● **Task to carry out**
Exactly repeat the material, dropping every picture from the copy.

● **Material**
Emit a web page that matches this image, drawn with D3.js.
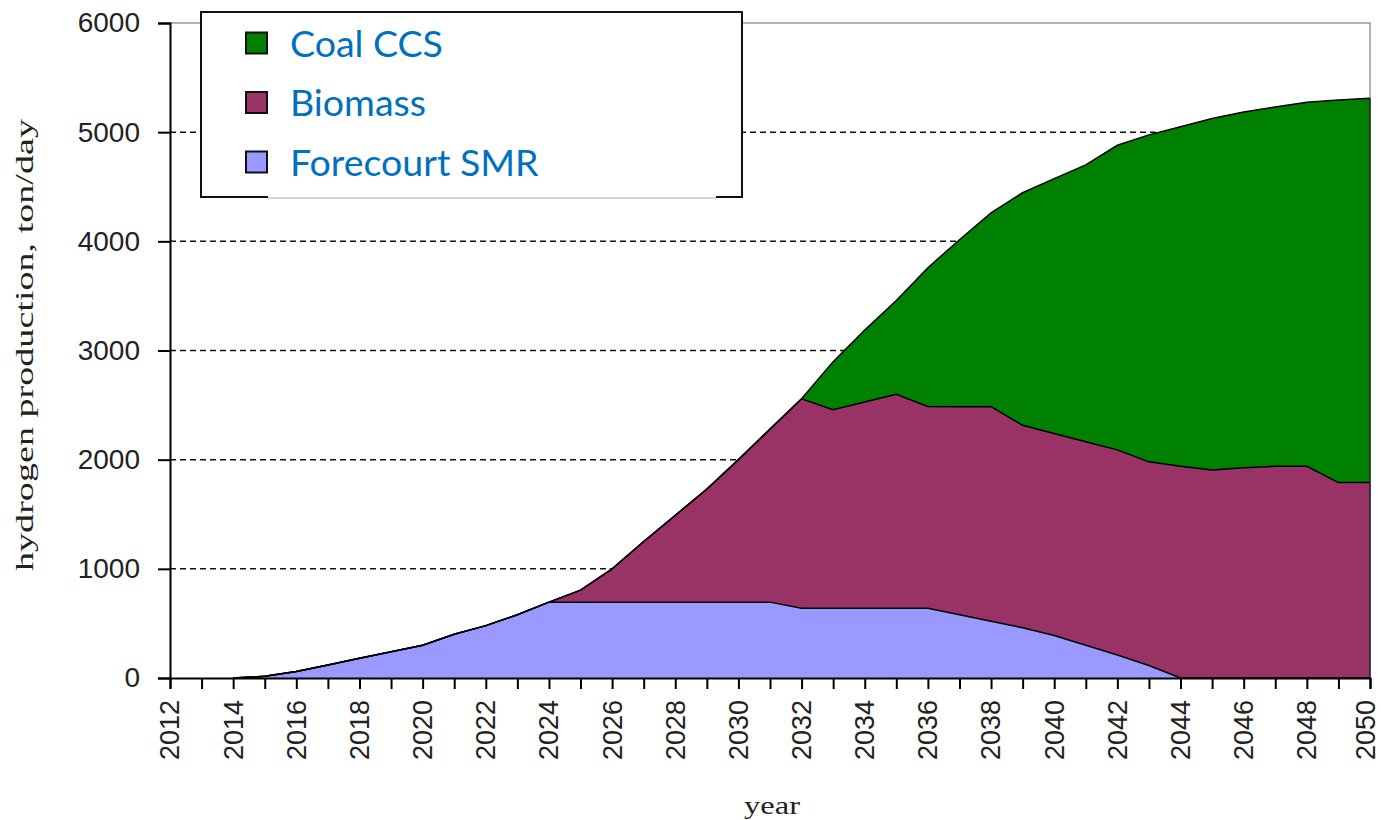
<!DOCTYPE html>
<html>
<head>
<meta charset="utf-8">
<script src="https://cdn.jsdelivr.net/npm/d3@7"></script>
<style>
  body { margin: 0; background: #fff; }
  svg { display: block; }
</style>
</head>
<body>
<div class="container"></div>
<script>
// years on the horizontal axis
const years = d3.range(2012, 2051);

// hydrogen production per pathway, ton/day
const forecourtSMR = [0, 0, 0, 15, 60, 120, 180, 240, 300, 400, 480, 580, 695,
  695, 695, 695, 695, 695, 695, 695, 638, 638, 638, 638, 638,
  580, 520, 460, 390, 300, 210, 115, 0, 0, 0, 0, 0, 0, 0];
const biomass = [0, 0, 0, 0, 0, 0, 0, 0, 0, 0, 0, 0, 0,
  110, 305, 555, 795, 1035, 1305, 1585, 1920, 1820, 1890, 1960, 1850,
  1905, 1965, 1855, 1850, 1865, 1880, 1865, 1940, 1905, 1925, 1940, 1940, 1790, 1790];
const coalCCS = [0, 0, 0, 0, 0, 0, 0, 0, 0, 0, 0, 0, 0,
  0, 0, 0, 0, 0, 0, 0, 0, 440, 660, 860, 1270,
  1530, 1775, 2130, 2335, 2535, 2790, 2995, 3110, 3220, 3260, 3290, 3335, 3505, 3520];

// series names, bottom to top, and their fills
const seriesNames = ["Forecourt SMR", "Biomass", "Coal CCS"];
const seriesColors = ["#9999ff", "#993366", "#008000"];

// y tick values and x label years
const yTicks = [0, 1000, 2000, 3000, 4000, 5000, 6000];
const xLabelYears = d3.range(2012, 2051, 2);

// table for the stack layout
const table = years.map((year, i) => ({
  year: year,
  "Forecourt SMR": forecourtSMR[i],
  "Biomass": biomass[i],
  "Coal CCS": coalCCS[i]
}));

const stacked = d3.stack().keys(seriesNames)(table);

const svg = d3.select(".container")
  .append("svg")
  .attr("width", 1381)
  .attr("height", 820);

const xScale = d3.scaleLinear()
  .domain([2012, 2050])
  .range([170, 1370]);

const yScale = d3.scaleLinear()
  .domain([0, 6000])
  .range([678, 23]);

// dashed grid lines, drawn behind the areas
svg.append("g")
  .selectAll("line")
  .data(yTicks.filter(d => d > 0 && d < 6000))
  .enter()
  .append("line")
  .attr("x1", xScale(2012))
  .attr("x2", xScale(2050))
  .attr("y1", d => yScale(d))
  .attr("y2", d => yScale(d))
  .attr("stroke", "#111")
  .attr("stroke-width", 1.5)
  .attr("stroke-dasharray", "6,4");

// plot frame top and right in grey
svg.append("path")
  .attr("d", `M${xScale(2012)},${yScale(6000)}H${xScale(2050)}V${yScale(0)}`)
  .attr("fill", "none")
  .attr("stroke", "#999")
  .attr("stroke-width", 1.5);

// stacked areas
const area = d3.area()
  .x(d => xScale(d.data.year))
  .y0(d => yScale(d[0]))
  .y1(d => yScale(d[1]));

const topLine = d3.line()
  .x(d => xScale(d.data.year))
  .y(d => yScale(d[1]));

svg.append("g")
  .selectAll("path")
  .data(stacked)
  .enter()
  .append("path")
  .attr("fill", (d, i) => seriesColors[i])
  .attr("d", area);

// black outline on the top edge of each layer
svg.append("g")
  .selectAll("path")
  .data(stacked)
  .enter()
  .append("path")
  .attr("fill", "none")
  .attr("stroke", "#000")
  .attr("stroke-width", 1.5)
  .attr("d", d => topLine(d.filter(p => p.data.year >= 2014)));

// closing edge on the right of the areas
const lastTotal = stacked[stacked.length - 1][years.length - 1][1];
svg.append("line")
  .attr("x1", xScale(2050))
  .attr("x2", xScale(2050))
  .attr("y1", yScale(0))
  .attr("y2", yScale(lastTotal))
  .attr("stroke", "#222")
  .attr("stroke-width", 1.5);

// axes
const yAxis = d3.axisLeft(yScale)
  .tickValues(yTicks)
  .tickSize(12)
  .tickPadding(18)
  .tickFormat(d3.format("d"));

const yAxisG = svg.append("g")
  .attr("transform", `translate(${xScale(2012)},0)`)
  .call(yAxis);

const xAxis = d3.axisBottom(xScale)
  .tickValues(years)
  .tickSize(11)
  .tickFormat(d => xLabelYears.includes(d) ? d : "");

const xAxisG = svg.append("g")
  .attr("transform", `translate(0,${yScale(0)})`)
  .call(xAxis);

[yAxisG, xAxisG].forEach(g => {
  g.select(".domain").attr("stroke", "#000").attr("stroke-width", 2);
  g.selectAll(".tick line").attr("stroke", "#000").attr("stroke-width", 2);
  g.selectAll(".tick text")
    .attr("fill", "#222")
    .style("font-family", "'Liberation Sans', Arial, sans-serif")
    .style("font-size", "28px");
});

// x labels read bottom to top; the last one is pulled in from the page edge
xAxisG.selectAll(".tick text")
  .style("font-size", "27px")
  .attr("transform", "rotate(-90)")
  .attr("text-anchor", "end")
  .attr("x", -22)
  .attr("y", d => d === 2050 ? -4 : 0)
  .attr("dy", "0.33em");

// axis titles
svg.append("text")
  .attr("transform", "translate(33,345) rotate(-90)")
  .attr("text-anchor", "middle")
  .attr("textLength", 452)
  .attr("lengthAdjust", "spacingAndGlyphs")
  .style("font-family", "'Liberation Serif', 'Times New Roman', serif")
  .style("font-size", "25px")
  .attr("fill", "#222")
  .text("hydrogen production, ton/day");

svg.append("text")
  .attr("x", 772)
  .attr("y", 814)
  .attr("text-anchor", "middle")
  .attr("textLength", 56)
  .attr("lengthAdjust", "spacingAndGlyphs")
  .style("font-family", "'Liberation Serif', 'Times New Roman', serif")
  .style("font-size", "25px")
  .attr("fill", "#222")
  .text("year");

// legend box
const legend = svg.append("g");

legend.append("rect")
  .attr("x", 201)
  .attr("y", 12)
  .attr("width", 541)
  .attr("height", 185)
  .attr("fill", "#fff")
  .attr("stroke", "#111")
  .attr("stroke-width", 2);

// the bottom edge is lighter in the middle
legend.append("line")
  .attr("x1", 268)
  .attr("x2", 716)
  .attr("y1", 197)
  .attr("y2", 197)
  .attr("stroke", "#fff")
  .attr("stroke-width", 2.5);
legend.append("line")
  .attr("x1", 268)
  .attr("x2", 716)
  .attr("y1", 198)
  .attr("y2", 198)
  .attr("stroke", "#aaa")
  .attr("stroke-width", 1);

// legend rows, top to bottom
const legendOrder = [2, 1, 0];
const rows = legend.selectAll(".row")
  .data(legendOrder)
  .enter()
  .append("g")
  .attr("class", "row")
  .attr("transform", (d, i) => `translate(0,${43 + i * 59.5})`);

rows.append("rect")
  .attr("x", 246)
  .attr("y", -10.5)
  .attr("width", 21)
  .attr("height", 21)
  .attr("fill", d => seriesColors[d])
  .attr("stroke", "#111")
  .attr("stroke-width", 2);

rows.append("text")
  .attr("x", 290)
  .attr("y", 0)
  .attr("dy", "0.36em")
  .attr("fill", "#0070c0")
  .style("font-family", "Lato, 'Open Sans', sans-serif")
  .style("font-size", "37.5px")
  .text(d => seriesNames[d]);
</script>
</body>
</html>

● **Solution below**
Emit a web page that matches this image, drawn with D3.js.
<!DOCTYPE html>
<html>
<head>
<meta charset="utf-8">
<script src="https://cdn.jsdelivr.net/npm/d3@7"></script>
<style>
  body { margin: 0; background: #fff; }
  svg { display: block; }
</style>
</head>
<body>
<div class="container"></div>
<script>
// years on the horizontal axis
const years = d3.range(2012, 2051);

// hydrogen production per pathway, ton/day
const forecourtSMR = [0, 0, 0, 15, 60, 120, 180, 240, 300, 400, 480, 580, 695,
  695, 695, 695, 695, 695, 695, 695, 638, 638, 638, 638, 638,
  580, 520, 460, 390, 300, 210, 115, 0, 0, 0, 0, 0, 0, 0];
const biomass = [0, 0, 0, 0, 0, 0, 0, 0, 0, 0, 0, 0, 0,
  110, 305, 555, 795, 1035, 1305, 1585, 1920, 1820, 1890, 1960, 1850,
  1905, 1965, 1855, 1850, 1865, 1880, 1865, 1940, 1905, 1925, 1940, 1940, 1790, 1790];
const coalCCS = [0, 0, 0, 0, 0, 0, 0, 0, 0, 0, 0, 0, 0,
  0, 0, 0, 0, 0, 0, 0, 0, 440, 660, 860, 1270,
  1530, 1775, 2130, 2335, 2535, 2790, 2995, 3110, 3220, 3260, 3290, 3335, 3505, 3520];

// series names, bottom to top, and their fills
const seriesNames = ["Forecourt SMR", "Biomass", "Coal CCS"];
const seriesColors = ["#9999ff", "#993366", "#008000"];

// y tick values and x label years
const yTicks = [0, 1000, 2000, 3000, 4000, 5000, 6000];
const xLabelYears = d3.range(2012, 2051, 2);

// table for the stack layout
const table = years.map((year, i) => ({
  year: year,
  "Forecourt SMR": forecourtSMR[i],
  "Biomass": biomass[i],
  "Coal CCS": coalCCS[i]
}));

const stacked = d3.stack().keys(seriesNames)(table);

const svg = d3.select(".container")
  .append("svg")
  .attr("width", 1381)
  .attr("height", 820);

const xScale = d3.scaleLinear()
  .domain([2012, 2050])
  .range([170, 1370]);

const yScale = d3.scaleLinear()
  .domain([0, 6000])
  .range([678, 23]);

// dashed grid lines, drawn behind the areas
svg.append("g")
  .selectAll("line")
  .data(yTicks.filter(d => d > 0 && d < 6000))
  .enter()
  .append("line")
  .attr("x1", xScale(2012))
  .attr("x2", xScale(2050))
  .attr("y1", d => yScale(d))
  .attr("y2", d => yScale(d))
  .attr("stroke", "#111")
  .attr("stroke-width", 1.5)
  .attr("stroke-dasharray", "6,4");

// plot frame top and right in grey
svg.append("path")
  .attr("d", `M${xScale(2012)},${yScale(6000)}H${xScale(2050)}V${yScale(0)}`)
  .attr("fill", "none")
  .attr("stroke", "#999")
  .attr("stroke-width", 1.5);

// stacked areas
const area = d3.area()
  .x(d => xScale(d.data.year))
  .y0(d => yScale(d[0]))
  .y1(d => yScale(d[1]));

const topLine = d3.line()
  .x(d => xScale(d.data.year))
  .y(d => yScale(d[1]));

svg.append("g")
  .selectAll("path")
  .data(stacked)
  .enter()
  .append("path")
  .attr("fill", (d, i) => seriesColors[i])
  .attr("d", area);

// black outline on the top edge of each layer
svg.append("g")
  .selectAll("path")
  .data(stacked)
  .enter()
  .append("path")
  .attr("fill", "none")
  .attr("stroke", "#000")
  .attr("stroke-width", 1.5)
  .attr("d", d => topLine(d.filter(p => p.data.year >= 2014)));

// closing edge on the right of the areas
const lastTotal = stacked[stacked.length - 1][years.length - 1][1];
svg.append("line")
  .attr("x1", xScale(2050))
  .attr("x2", xScale(2050))
  .attr("y1", yScale(0))
  .attr("y2", yScale(lastTotal))
  .attr("stroke", "#222")
  .attr("stroke-width", 1.5);

// axes
const yAxis = d3.axisLeft(yScale)
  .tickValues(yTicks)
  .tickSize(12)
  .tickPadding(18)
  .tickFormat(d3.format("d"));

const yAxisG = svg.append("g")
  .attr("transform", `translate(${xScale(2012)},0)`)
  .call(yAxis);

const xAxis = d3.axisBottom(xScale)
  .tickValues(years)
  .tickSize(11)
  .tickFormat(d => xLabelYears.includes(d) ? d : "");

const xAxisG = svg.append("g")
  .attr("transform", `translate(0,${yScale(0)})`)
  .call(xAxis);

[yAxisG, xAxisG].forEach(g => {
  g.select(".domain").attr("stroke", "#000").attr("stroke-width", 2);
  g.selectAll(".tick line").attr("stroke", "#000").attr("stroke-width", 2);
  g.selectAll(".tick text")
    .attr("fill", "#222")
    .style("font-family", "'Liberation Sans', Arial, sans-serif")
    .style("font-size", "28px");
});

// x labels read bottom to top; the last one is pulled in from the page edge
xAxisG.selectAll(".tick text")
  .style("font-size", "27px")
  .attr("transform", "rotate(-90)")
  .attr("text-anchor", "end")
  .attr("x", -22)
  .attr("y", d => d === 2050 ? -4 : 0)
  .attr("dy", "0.33em");

// axis titles
svg.append("text")
  .attr("transform", "translate(33,345) rotate(-90)")
  .attr("text-anchor", "middle")
  .attr("textLength", 452)
  .attr("lengthAdjust", "spacingAndGlyphs")
  .style("font-family", "'Liberation Serif', 'Times New Roman', serif")
  .style("font-size", "25px")
  .attr("fill", "#222")
  .text("hydrogen production, ton/day");

svg.append("text")
  .attr("x", 772)
  .attr("y", 814)
  .attr("text-anchor", "middle")
  .attr("textLength", 56)
  .attr("lengthAdjust", "spacingAndGlyphs")
  .style("font-family", "'Liberation Serif', 'Times New Roman', serif")
  .style("font-size", "25px")
  .attr("fill", "#222")
  .text("year");

// legend box
const legend = svg.append("g");

legend.append("rect")
  .attr("x", 201)
  .attr("y", 12)
  .attr("width", 541)
  .attr("height", 185)
  .attr("fill", "#fff")
  .attr("stroke", "#111")
  .attr("stroke-width", 2);

// the bottom edge is lighter in the middle
legend.append("line")
  .attr("x1", 268)
  .attr("x2", 716)
  .attr("y1", 197)
  .attr("y2", 197)
  .attr("stroke", "#fff")
  .attr("stroke-width", 2.5);
legend.append("line")
  .attr("x1", 268)
  .attr("x2", 716)
  .attr("y1", 198)
  .attr("y2", 198)
  .attr("stroke", "#aaa")
  .attr("stroke-width", 1);

// legend rows, top to bottom
const legendOrder = [2, 1, 0];
const rows = legend.selectAll(".row")
  .data(legendOrder)
  .enter()
  .append("g")
  .attr("class", "row")
  .attr("transform", (d, i) => `translate(0,${43 + i * 59.5})`);

rows.append("rect")
  .attr("x", 246)
  .attr("y", -10.5)
  .attr("width", 21)
  .attr("height", 21)
  .attr("fill", d => seriesColors[d])
  .attr("stroke", "#111")
  .attr("stroke-width", 2);

rows.append("text")
  .attr("x", 290)
  .attr("y", 0)
  .attr("dy", "0.36em")
  .attr("fill", "#0070c0")
  .style("font-family", "Lato, 'Open Sans', sans-serif")
  .style("font-size", "37.5px")
  .text(d => seriesNames[d]);
</script>
</body>
</html>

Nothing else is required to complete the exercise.